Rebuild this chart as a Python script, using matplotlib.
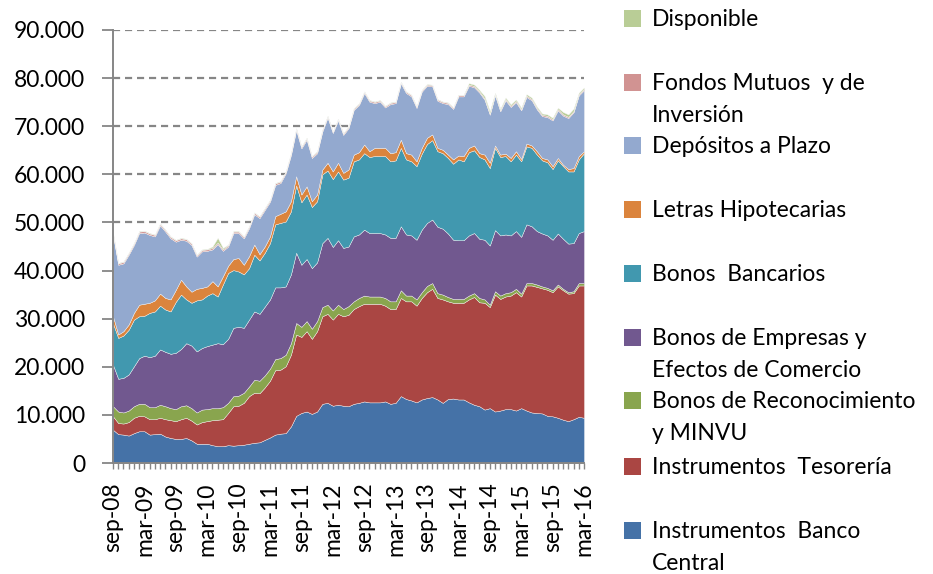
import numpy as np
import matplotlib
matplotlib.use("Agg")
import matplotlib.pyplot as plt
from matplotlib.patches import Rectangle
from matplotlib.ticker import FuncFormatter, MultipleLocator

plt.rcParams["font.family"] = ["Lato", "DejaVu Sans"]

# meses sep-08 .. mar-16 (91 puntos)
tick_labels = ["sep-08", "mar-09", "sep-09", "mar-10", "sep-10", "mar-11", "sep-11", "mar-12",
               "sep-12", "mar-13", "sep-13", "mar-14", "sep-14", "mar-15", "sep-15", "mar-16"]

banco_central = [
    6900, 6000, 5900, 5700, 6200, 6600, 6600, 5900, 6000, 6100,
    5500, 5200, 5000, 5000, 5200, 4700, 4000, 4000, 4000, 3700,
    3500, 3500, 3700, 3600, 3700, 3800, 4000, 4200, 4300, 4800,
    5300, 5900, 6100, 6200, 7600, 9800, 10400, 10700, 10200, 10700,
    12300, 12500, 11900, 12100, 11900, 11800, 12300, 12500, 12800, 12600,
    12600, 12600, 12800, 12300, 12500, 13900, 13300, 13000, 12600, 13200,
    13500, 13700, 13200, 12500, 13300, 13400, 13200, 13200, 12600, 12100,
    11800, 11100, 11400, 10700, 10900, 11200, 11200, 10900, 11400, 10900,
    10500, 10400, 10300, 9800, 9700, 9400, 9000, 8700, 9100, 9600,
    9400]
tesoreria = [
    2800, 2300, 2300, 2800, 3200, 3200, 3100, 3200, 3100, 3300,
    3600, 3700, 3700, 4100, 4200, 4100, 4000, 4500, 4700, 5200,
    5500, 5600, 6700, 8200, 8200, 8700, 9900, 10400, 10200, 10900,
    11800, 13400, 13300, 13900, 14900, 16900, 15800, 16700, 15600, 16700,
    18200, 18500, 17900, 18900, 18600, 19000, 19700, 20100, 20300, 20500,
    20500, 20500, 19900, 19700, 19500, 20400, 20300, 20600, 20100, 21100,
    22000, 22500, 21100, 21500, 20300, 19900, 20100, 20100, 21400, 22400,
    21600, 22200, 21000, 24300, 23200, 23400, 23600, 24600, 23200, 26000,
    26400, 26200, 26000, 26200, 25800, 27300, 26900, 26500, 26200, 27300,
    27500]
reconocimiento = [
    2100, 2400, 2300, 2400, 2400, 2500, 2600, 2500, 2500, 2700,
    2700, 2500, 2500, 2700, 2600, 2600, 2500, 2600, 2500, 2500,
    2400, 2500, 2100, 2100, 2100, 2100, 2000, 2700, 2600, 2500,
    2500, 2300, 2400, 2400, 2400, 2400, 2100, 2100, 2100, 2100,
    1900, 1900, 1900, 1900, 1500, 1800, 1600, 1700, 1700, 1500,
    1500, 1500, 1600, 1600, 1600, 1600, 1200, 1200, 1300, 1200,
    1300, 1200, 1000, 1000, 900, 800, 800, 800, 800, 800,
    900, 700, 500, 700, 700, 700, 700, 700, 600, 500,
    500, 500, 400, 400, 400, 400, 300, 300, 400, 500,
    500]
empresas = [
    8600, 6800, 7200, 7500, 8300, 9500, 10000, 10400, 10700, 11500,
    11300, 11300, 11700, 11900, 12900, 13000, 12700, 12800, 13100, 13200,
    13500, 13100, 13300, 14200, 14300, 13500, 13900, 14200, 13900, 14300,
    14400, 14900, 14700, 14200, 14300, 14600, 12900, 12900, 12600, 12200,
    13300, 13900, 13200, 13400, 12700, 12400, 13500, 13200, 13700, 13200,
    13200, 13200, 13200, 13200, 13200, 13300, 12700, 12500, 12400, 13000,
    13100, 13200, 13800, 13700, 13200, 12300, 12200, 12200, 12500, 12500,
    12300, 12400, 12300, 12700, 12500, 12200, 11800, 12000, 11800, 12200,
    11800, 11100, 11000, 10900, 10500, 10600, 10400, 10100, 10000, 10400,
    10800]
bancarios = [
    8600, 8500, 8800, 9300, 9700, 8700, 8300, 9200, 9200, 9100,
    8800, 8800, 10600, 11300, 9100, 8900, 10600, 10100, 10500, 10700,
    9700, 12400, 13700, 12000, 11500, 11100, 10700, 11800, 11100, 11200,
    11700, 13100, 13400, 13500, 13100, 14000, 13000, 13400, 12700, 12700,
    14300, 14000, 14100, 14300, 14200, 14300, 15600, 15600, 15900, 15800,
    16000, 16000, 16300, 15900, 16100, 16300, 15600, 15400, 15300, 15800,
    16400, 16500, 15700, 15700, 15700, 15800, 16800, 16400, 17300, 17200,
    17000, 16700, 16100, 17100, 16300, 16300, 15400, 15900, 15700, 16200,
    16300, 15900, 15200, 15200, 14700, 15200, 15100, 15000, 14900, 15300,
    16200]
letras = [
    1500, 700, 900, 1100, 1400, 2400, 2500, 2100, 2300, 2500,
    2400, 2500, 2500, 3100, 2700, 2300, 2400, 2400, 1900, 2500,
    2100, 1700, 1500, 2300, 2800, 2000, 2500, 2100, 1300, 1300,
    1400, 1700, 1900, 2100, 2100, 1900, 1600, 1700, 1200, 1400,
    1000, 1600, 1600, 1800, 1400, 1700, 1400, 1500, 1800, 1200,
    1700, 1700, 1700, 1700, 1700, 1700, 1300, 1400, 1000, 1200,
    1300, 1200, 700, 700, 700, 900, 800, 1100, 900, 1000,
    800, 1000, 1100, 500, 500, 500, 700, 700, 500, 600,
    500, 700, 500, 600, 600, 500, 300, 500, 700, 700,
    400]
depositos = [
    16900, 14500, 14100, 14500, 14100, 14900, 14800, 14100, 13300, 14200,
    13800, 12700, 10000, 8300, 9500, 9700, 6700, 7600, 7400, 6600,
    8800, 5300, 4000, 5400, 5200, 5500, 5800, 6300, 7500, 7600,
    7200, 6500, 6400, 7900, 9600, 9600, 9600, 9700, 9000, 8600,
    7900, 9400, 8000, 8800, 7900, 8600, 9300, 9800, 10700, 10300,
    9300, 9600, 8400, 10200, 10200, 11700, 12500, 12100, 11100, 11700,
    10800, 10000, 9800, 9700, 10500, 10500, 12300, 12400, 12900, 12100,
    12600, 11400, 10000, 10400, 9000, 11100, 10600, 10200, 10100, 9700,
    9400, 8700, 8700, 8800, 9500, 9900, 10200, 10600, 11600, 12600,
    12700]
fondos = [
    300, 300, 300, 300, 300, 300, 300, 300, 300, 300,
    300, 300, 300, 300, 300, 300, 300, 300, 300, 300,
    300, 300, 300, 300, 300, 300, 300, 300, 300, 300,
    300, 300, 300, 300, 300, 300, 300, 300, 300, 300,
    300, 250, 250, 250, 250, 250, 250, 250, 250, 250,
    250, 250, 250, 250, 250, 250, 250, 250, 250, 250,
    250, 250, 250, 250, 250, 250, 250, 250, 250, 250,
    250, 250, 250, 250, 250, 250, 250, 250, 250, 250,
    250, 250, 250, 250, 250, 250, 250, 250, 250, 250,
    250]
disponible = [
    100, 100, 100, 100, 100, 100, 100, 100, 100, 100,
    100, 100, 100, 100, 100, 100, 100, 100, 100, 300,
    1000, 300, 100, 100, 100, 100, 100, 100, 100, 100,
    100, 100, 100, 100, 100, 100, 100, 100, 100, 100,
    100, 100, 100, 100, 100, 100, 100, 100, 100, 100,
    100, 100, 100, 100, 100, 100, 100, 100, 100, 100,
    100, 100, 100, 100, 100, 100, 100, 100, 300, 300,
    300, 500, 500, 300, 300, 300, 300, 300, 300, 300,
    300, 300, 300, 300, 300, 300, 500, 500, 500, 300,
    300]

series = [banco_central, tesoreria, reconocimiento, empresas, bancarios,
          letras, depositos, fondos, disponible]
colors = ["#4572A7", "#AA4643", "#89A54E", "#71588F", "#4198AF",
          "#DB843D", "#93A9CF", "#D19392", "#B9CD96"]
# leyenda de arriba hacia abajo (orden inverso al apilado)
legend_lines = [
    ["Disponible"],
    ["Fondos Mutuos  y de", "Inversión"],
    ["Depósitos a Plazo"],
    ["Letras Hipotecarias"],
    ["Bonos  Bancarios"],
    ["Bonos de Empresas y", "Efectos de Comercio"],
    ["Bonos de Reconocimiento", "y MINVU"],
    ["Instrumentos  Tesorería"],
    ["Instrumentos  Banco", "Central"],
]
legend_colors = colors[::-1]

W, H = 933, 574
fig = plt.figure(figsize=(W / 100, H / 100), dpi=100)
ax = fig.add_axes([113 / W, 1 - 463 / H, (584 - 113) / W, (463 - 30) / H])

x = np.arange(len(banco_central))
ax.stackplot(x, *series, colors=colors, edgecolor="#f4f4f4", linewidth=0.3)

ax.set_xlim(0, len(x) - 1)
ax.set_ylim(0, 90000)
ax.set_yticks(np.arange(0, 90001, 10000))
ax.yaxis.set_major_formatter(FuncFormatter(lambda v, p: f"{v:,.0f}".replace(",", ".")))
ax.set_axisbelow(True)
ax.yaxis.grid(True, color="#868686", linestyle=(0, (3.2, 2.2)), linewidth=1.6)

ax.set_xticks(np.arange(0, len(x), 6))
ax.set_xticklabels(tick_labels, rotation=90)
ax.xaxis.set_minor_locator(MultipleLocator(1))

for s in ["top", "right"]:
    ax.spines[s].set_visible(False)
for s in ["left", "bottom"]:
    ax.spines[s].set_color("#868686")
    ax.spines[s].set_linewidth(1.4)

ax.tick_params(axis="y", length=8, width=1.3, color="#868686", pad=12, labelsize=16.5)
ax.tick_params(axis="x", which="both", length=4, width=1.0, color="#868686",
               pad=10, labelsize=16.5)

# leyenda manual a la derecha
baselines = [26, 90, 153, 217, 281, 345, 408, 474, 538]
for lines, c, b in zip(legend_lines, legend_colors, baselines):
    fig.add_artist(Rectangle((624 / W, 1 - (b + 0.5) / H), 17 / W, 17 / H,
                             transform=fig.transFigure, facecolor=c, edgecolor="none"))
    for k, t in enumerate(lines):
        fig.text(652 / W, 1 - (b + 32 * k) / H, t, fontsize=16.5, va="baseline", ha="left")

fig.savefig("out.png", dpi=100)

To be done:
Return, unchanged, the lines from the first line of the material through the line that holds "from matplotlib.ticker import", inclusive, omitting pictures.

Exercise response:
Rebuild this chart as a Python script, using matplotlib.
import numpy as np
import matplotlib
matplotlib.use("Agg")
import matplotlib.pyplot as plt
from matplotlib.patches import Rectangle
from matplotlib.ticker import FuncFormatter, MultipleLocator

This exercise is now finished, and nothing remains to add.